海外研修から日本に帰ってきて、自分はものすごく貴重な体験をさせていただいたのだとつくづく感じています。日本とは違うイタリアの生活スタイルも学びました。チップを払ってトイレに入ったり、ジプシーがたくさんいる地下鉄に乗ったりして新鮮な7日間を過ごしました。初めて接するイタリア人は、陽気で自由で優しかったです。「ブォンジョールノ」「チャオ」や「グラッツェ」「プレーゴ」のやりとりが自分にはとってもうれしくて、温かかったです。帰国してからも言ってしまいそうで、イタリア人のフレンドリーさが恋しくなります。

日本を出て、本当に初めて知ることばかりでした。行く前はこれっぽっちもイタリアのことを知りませんでした。本物を見て帰国してきた私は、行く前に比べて知識が増えたと自分自身感じています。一緒に行った仲間と「ドゥオモのクーポラからの眺め最高だったね。」とか「メディチ家がルネサンスを支えたようなものだよね。」とか、思い出話をすることがとても楽しいし、このようなワードが自分の口からさらっと出てくるほど、たくさんのものを吸収してきたのだと感じます。これも事前研究にたくさんの時間を費やしたり、細かいところまで丁寧にガイドをしていただいた方々のおかげです。ありがとうございました。

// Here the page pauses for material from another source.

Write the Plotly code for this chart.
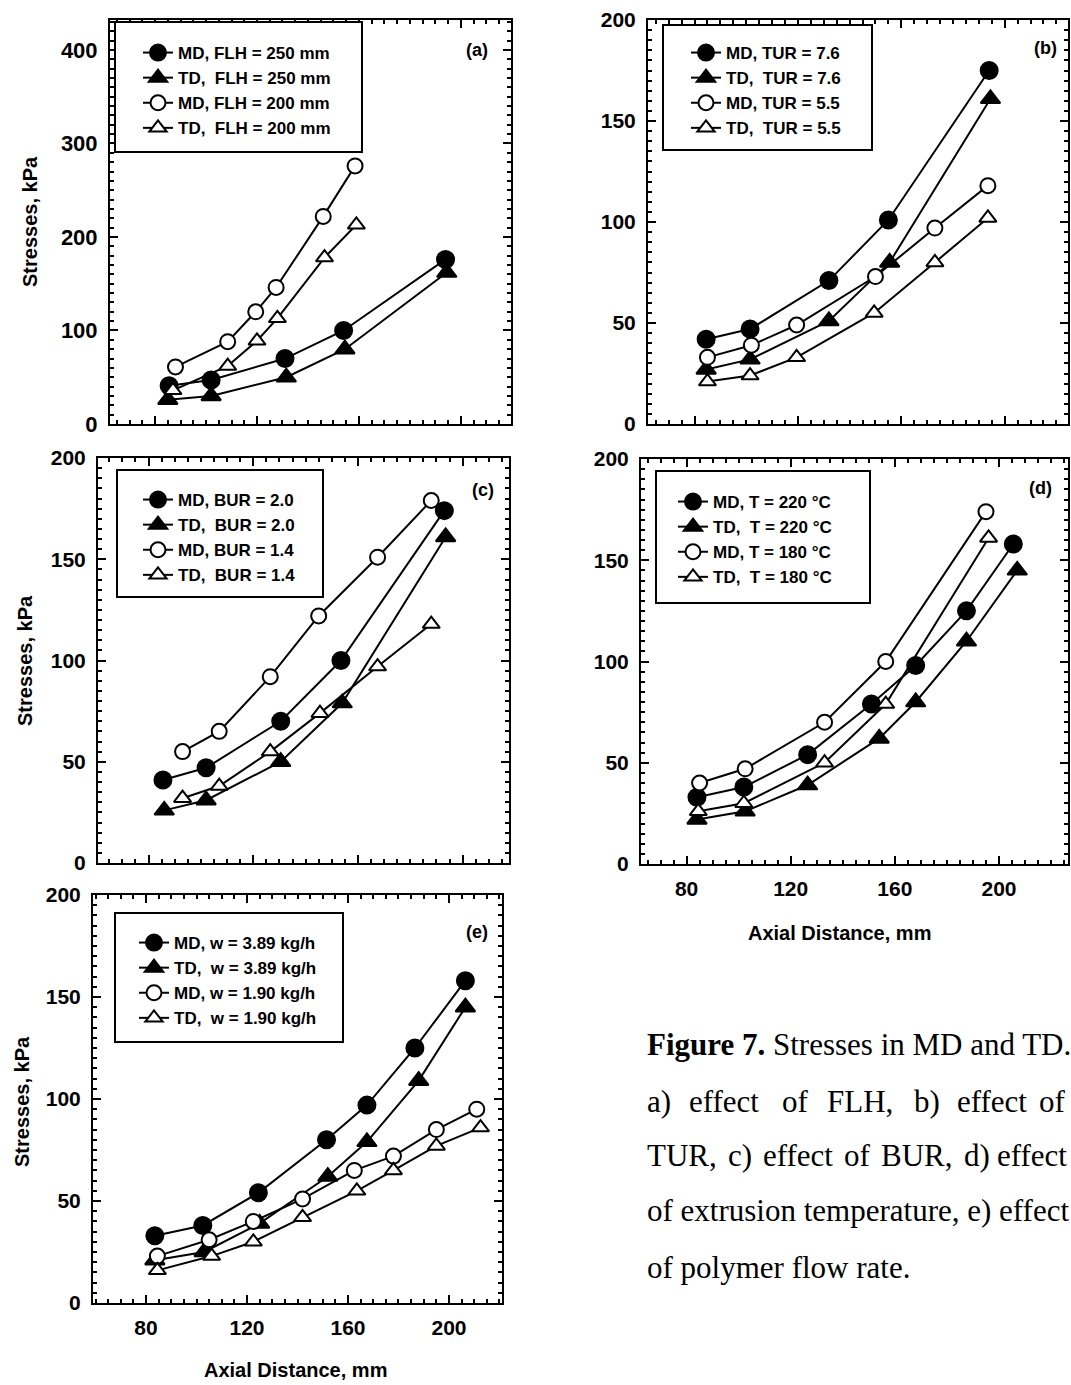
import plotly.graph_objects as go

W, H = 1071, 1385

# ---------------- data ----------------
# (a) effect of FLH
a_x_md250 = [85.5, 102, 131, 154, 194]
a_y_md250 = [41, 47, 70, 100, 176]
a_x_td250 = [85, 102, 131.5, 154.5, 194.5]
a_y_td250 = [26, 30, 50, 80, 162]
a_x_md200 = [88, 108.5, 119.5, 127.5, 146, 158.5]
a_y_md200 = [61, 88, 120, 146, 222, 276]
a_x_td200 = [87, 108.5, 120, 128, 146.5, 159]
a_y_td200 = [36, 62, 89, 113, 178, 213]

# (b) effect of TUR
b_x_md76 = [84.5, 101.5, 132, 155, 194]
b_y_md76 = [42, 47, 71, 101, 175]
b_x_td76 = [84.5, 101.5, 132, 155.5, 194.5]
b_y_td76 = [27, 32, 51, 80, 161]
b_x_md55 = [85, 102, 119.5, 150, 173, 193.5]
b_y_md55 = [33, 39, 49, 73, 97, 118]
b_x_td55 = [85, 101.5, 119.5, 149.5, 173, 193.5]
b_y_td55 = [21, 24, 33, 55, 80, 102]

# (c) effect of BUR
c_x_md20 = [85.5, 102, 130.5, 153.5, 193]
c_y_md20 = [41, 47, 70, 100, 174]
c_x_td20 = [86, 102, 130.5, 154, 193.5]
c_y_td20 = [26, 31, 50, 79, 161]
c_x_md14 = [93, 107, 126.5, 145, 167.5, 188]
c_y_md14 = [55, 65, 92, 122, 151, 179]
c_x_td14 = [93, 107, 126.5, 145.5, 167.5, 188]
c_y_td14 = [32, 38, 55, 74, 97, 118]

# (d) effect of extrusion temperature
d_x_md220 = [84, 102, 126.5, 151, 168, 187.5, 205.5]
d_y_md220 = [33, 38, 54, 79, 98, 125, 158]
d_x_td220 = [84, 102.5, 126.5, 154, 168, 187.5, 207]
d_y_td220 = [22, 26, 39, 62, 80, 110, 145]
d_x_md180 = [85, 102.5, 133, 156.5, 195]
d_y_md180 = [40, 47, 70, 100, 174]
d_x_td180 = [84.5, 102, 133, 156.5, 196]
d_y_td180 = [26, 30, 50, 79, 161]

# (e) effect of polymer flow rate
e_x_md389 = [83.5, 102.5, 124.5, 151.5, 167.5, 186.5, 206.5]
e_y_md389 = [33, 38, 54, 80, 97, 125, 158]
e_x_td389 = [83.5, 103, 125, 152, 167.5, 188, 206.5]
e_y_td389 = [21, 25, 39, 62, 79, 109, 145]
e_x_md190 = [84.5, 105, 122.5, 142, 162.5, 178, 195, 211]
e_y_md190 = [23, 31, 40, 51, 65, 72, 85, 95]
e_x_td190 = [84.5, 106, 122.5, 142, 163.5, 178, 195, 212.5]
e_y_td190 = [16, 23, 30, 42, 55, 65, 77, 86]

names_a = ["MD, FLH = 250 mm", "TD,\u00a0 FLH = 250 mm", "MD, FLH = 200 mm", "TD,\u00a0 FLH = 200 mm"]
names_b = ["MD, TUR = 7.6", "TD,\u00a0 TUR = 7.6", "MD, TUR = 5.5", "TD,\u00a0 TUR = 5.5"]
names_c = ["MD, BUR = 2.0", "TD,\u00a0 BUR = 2.0", "MD, BUR = 1.4", "TD,\u00a0 BUR = 1.4"]
names_d = ["MD, T = 220 \u00b0C", "TD,\u00a0 T = 220 \u00b0C", "MD, T = 180 \u00b0C", "TD,\u00a0 T = 180 \u00b0C"]
names_e = ["MD, w = 3.89 kg/h", "TD,\u00a0 w = 3.89 kg/h", "MD, w = 1.90 kg/h", "TD,\u00a0 w = 1.90 kg/h"]

y_ticks_a = [0, 100, 200, 300, 400]
y_ticks_std = [0, 50, 100, 150, 200]
x_ticks = [80, 120, 160, 200]

# ---------------- layout geometry (pixels) ----------------
panels = [
    dict(key="a", box=(110, 511, 20, 424), xr=[62.3, 219.7], yr=[0, 432], ymin=10, fs=22,
         xlab=False, series=[(a_x_md250, a_y_md250), (a_x_td250, a_y_td250), (a_x_md200, a_y_md200), (a_x_td200, a_y_td200)],
         names=names_a, legbox=(115, 22, 362, 152), leg=(138, 35), tag="(a)", tagpos=(477, 50)),
    dict(key="b", box=(648, 1068, 20, 424), xr=[62, 224.5], yr=[0, 200], ymin=5, fs=21,
         xlab=False, series=[(b_x_md76, b_y_md76), (b_x_td76, b_y_td76), (b_x_md55, b_y_md55), (b_x_td55, b_y_td55)],
         names=names_b, legbox=(663, 25, 872, 150), leg=(686, 35), tag="(b)", tagpos=(1045, 48)),
    dict(key="c", box=(98, 509, 458, 863), xr=[60.7, 217.7], yr=[0, 200], ymin=5, fs=21,
         xlab=False, series=[(c_x_md20, c_y_md20), (c_x_td20, c_y_td20), (c_x_md14, c_y_md14), (c_x_td14, c_y_td14)],
         names=names_c, legbox=(117, 470, 323, 597), leg=(138, 482), tag="(c)", tagpos=(483, 490)),
    dict(key="d", box=(641, 1068, 459, 864), xr=[62.5, 226.5], yr=[0, 200], ymin=5, fs=21,
         xlab=True, series=[(d_x_md220, d_y_md220), (d_x_td220, d_y_td220), (d_x_md180, d_y_md180), (d_x_td180, d_y_td180)],
         names=names_d, legbox=(656, 471, 870, 603), leg=(673, 484), tag="(d)", tagpos=(1040, 488)),
    dict(key="e", box=(93, 502, 895, 1303), xr=[59, 221], yr=[0, 200], ymin=5, fs=21,
         xlab=True, series=[(e_x_md389, e_y_md389), (e_x_td389, e_y_td389), (e_x_md190, e_y_md190), (e_x_td190, e_y_td190)],
         names=names_e, legbox=(115, 913, 343, 1042), leg=(134, 925), tag="(e)", tagpos=(477, 932)),
]

styles = [("circle", "black", 17), ("triangle-up", "black", 17), ("circle", "white", 15), ("triangle-up", "white", 15)]

fig = go.Figure()
layout = dict(width=W, height=H, margin=dict(l=0, r=0, t=0, b=0, autoexpand=False),
              paper_bgcolor="white", plot_bgcolor="white", showlegend=True)

shapes = []
for i, p in enumerate(panels):
    n = "" if i == 0 else str(i + 1)
    legname = "legend" + n
    L, R, T, B = p["box"]
    for (xs, ys), (sym, fill, sz), nm in zip(p["series"], styles, p["names"]):
        fig.add_trace(go.Scatter(
            x=xs, y=ys, name=nm, mode="lines+markers",
            xaxis="x" + n, yaxis="y" + n, legend=legname,
            line=dict(color="black", width=2),
            marker=dict(symbol=sym, size=sz, color=fill, line=dict(color="black", width=2)),
        ))
    tickfont = dict(family="Liberation Sans", size=p["fs"], color="black", weight="bold")
    common = dict(showline=True, linecolor="black", linewidth=2, mirror="ticks",
                  ticks="inside", ticklen=8, tickwidth=2, tickcolor="black",
                  showgrid=False, zeroline=False, tickfont=tickfont)
    layout["xaxis" + n] = dict(common, domain=[L / W, R / W], range=p["xr"], anchor="y" + n,
                               tickmode="array", tickvals=x_ticks, showticklabels=p["xlab"],
                               ticklabelstandoff=5,
                               minor=dict(dtick=5, tick0=0, ticks="inside", ticklen=4, tickwidth=1.5,
                                          tickcolor="black", showgrid=False))
    yt = y_ticks_a if p["key"] == "a" else y_ticks_std
    layout["yaxis" + n] = dict(common, domain=[1 - B / H, 1 - T / H], range=p["yr"], anchor="x" + n,
                               tickmode="array", tickvals=yt, ticklabelstandoff=6,
                               minor=dict(dtick=p["ymin"], tick0=0, ticks="inside", ticklen=4, tickwidth=1.5,
                                          tickcolor="black", showgrid=False))
    bx0, by0, bx1, by1 = p["legbox"]
    shapes.append(dict(type="rect", xref="paper", yref="paper", x0=bx0 / W, x1=bx1 / W,
                       y0=1 - by1 / H, y1=1 - by0 / H, fillcolor="white",
                       line=dict(color="black", width=2), layer="above"))
    lx, ly = p["leg"]
    layout[legname] = dict(x=lx / W, y=1 - ly / H, xanchor="left", yanchor="top",
                           bgcolor="rgba(0,0,0,0)", borderwidth=0,
                           font=dict(family="Liberation Sans", size=17, color="black", weight="bold"),
                           tracegroupgap=0)

annotations = []
for p in panels:
    tx, ty = p["tagpos"]
    annotations.append(dict(text="<b>" + p["tag"] + "</b>", x=tx / W, y=1 - ty / H, xref="paper", yref="paper",
                            showarrow=False, xanchor="center", yanchor="middle",
                            font=dict(family="Liberation Sans", size=18, color="black")))

for (cx, cy) in [(30, 222), (25, 661), (22, 1102)]:
    annotations.append(dict(text="<b>Stresses, kPa</b>", x=cx / W, y=1 - cy / H, xref="paper", yref="paper",
                            showarrow=False, textangle=-90, xanchor="center", yanchor="middle",
                            font=dict(family="Liberation Sans", size=20, color="black")))

for (cx, cy) in [(839, 933), (295, 1370)]:
    annotations.append(dict(text="<b>Axial Distance, mm</b>", x=cx / W, y=1 - cy / H, xref="paper", yref="paper",
                            showarrow=False, xanchor="center", yanchor="middle",
                            font=dict(family="Liberation Sans", size=20, color="black")))

CAP = dict(family="Liberation Serif", size=31, color="black")
# (x, y, text, anchor) -- justified caption, placed word by word where stretched
caption_parts = [
    (645, 1044, "<b>Figure 7.</b> Stresses in MD and TD.", "left"),
    (645, 1101, "a)", "left"), (687, 1101, "effect", "left"), (780, 1101, "of", "left"),
    (825, 1101, "FLH,", "left"), (912, 1101, "b)", "left"), (955, 1101, "effect", "left"),
    (1068, 1101, "of", "right"),
    (645, 1155, "TUR,", "left"), (726, 1155, "c)", "left"), (761, 1155, "effect", "left"),
    (842, 1155, "of", "left"), (879, 1155, "BUR,", "left"), (962, 1155, "d)", "left"),
    (1069, 1155, "effect", "right"),
    (645, 1210, "of extrusion temperature, e) effect", "left"),
    (645, 1267, "of polymer flow rate.", "left"),
]
for cx, cy, t, anc in caption_parts:
    annotations.append(dict(text=t, x=cx / W, y=1 - cy / H, xref="paper", yref="paper", showarrow=False,
                            xanchor=anc, yanchor="middle", font=CAP))

layout["annotations"] = annotations
layout["shapes"] = shapes
fig.update_layout(**layout)
fig.write_html("out.html")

私はもうすぐ学校の授業の世界史で、古代ローマを習うところです。今回訪れた場所がたくさん教科書に載っていて、これからさらに知識を深められることにとてもわくわくしています。海外研修を通して、知らないことを知ることができる、それを自分のものにできることは成長できるし、何よりも楽しいことだと分かりました。素敵な体験をさせていただき、本当にありがとうございました。